Para a cientista política Carla Michele Quaresma, essa aliança dos partidos localizados ao centro e à esquerda no espectro político mostra que as agremiações já estão pensando nas eleições presidenciais daqui a dois anos. “É algo que começou a ser esboçado em um projeto que deve ser apesentado como alternativa ao que estamos chamando de bolsonarismo”, explica. Deixar Capitão Wagner ganhar em Fortaleza é como sedimentar uma base para o ocupante do Palácio do Planalto numa das capitais do Nordeste – região onde seu governo tem menor aprovação.
“As esquerdas estão percebendo, muito provavelmente, que precisam realmente construir um projeto que, minimamente, contemple interesses que são diversos para lançar uma candidatura com maior robustez em 2022, tanto em relação a campanha presidencial como também nos estados, para tentar frear esse crescimento de perspectivas mais à direita no espectro político”, avalia Quaresma.
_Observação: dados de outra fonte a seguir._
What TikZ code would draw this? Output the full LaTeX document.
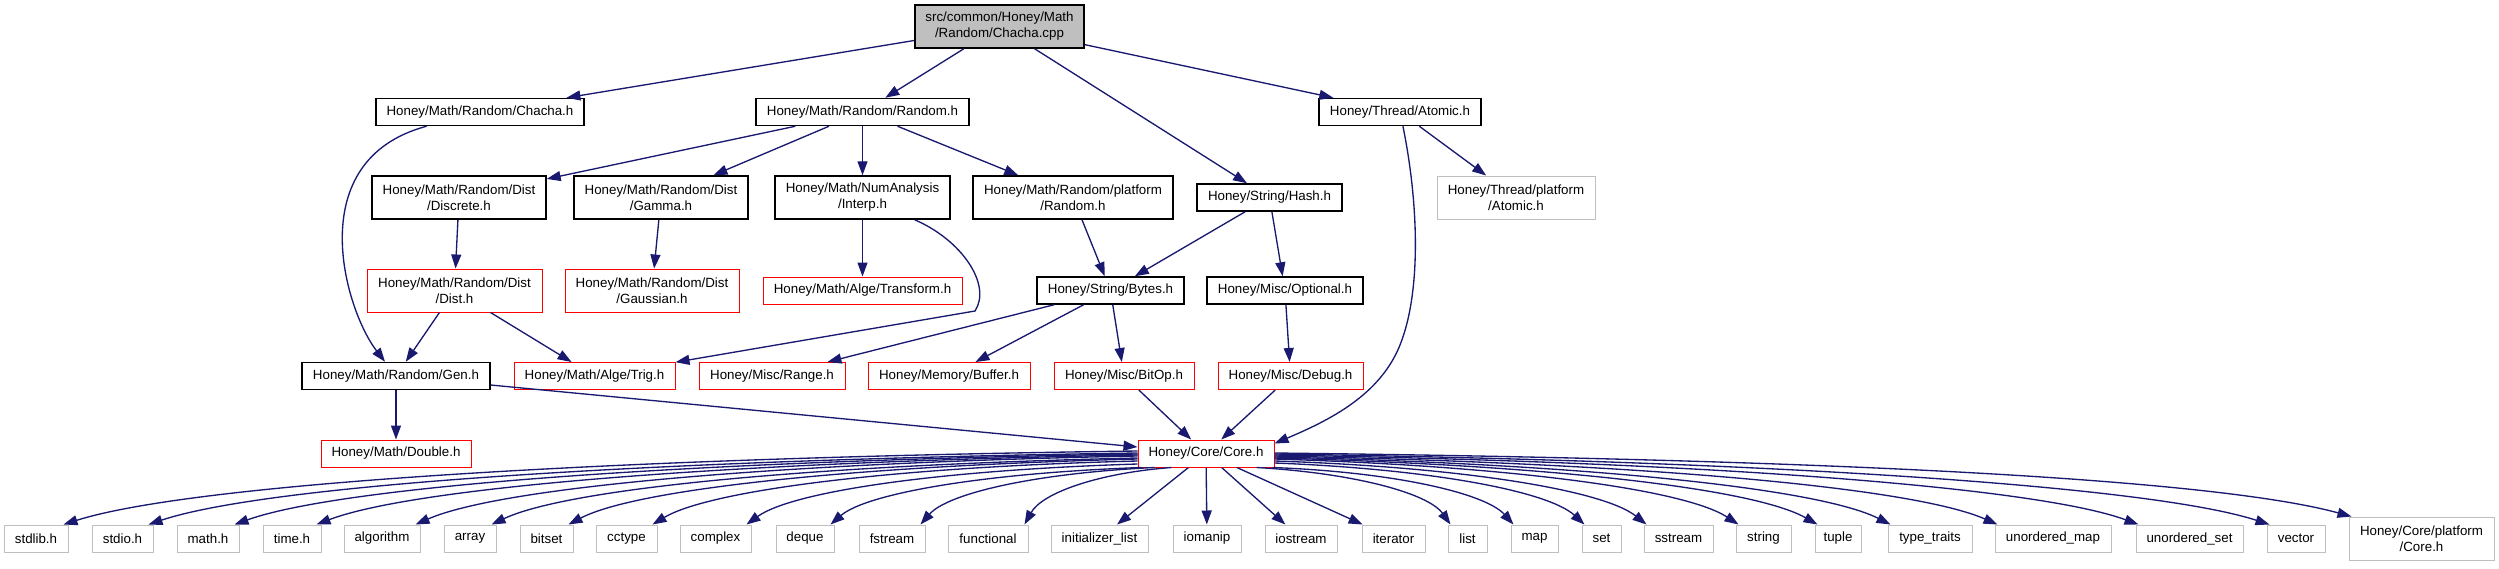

O candidato a prefeito pelo PROS ao Paço Municipal tem o respaldo da corporação policial que, por sua vez, é bolsonarista. No entanto, Wagner é anterior ao fenômeno político do presidente de extrema-direita. O capitão cearense ganhou notoriedade em 2011, ao liderar a PM num movimento de reivindicação ocorrido na virada daquele ano e que espalhou o caos pelas ruas de Fortaleza e das cidades do interior. Em 2012, elegeu-se vereador na Capital, pelo PR. Foi deputado estadual em 2014 e federal, em 2018.
Tanto para Sandra Helena quanto para Carla Michele, a Câmara Municipal de Fortaleza vai ser a arena política das siglas que disputam de olho no próximo pleito. Dos 43 vereadores eleitos, 23 são novatos. Além de 53% de renovação, a Casa terá forte disputa nos espectros ideológicos. Os partidos da coligação de José Sarto (PDT, Cidadania, PSB, PP, PL, PSD, DEM, PSDB e Rede) fizeram a maior bancada, com 25 vagas no legislativo municipal – 10 só do PDT. A coligação de Wagner conseguiu 12 cadeiras na CMFor. Na sequência, o PT elegeu três vereadores, e o PSOL elegeu dois.
Para a cientista social, a Câmara se tornou mais plural, embora não seja o que se espera de representatividade de toda a pluralidade social. Ela lembra que a Casa continua sendo formada majoritariamente pelo partido governista (PDT), apesar de ter perdido uma vaga, mas com representantes que receberam votações expressivas. “E isso demonstra o peso desse grupo capitaneado pelos irmãos Ferreira Gomes não só em Fortaleza, mas em todo o Estado”, frisa.
Já Sandra Helena destaca que o PCdoB perdeu a única vaga que tinha na Câmara, mas a formação legislativa para 2021 terá o primeiro mandato coletivo, o Nossa Cara, de três mulheres negras e periféricas eleitas pelo PSOL. “A gente tem, então, a volta do PSOL num novo registro, das identidades periféricas das meninas e nessa apoteose que foi o Gabriel Aguiar”. O PSOL somou 50 mil votos para vereador e o fenômeno foi o jovem ambientalista que obteve mais de nove mil votos.
Por outro lado, a professora de Filosofia destaca a chegada de um bolsonarismo mais ostensivo, com o jovem Carmelo Neto, de apenas 19 anos, que se diz “conservador desde os 13 anos e soldado de Bolsonaro” e do Inspetor Alberto. “A meu ver, a gente tem uma fragmentação partidária na Câmara, que não é uma novidade, mas que mantém aquele tônus que vai dizer que o prefeito, sendo Wagner ou Sarto, terá que fazer as coalizões”, reforça.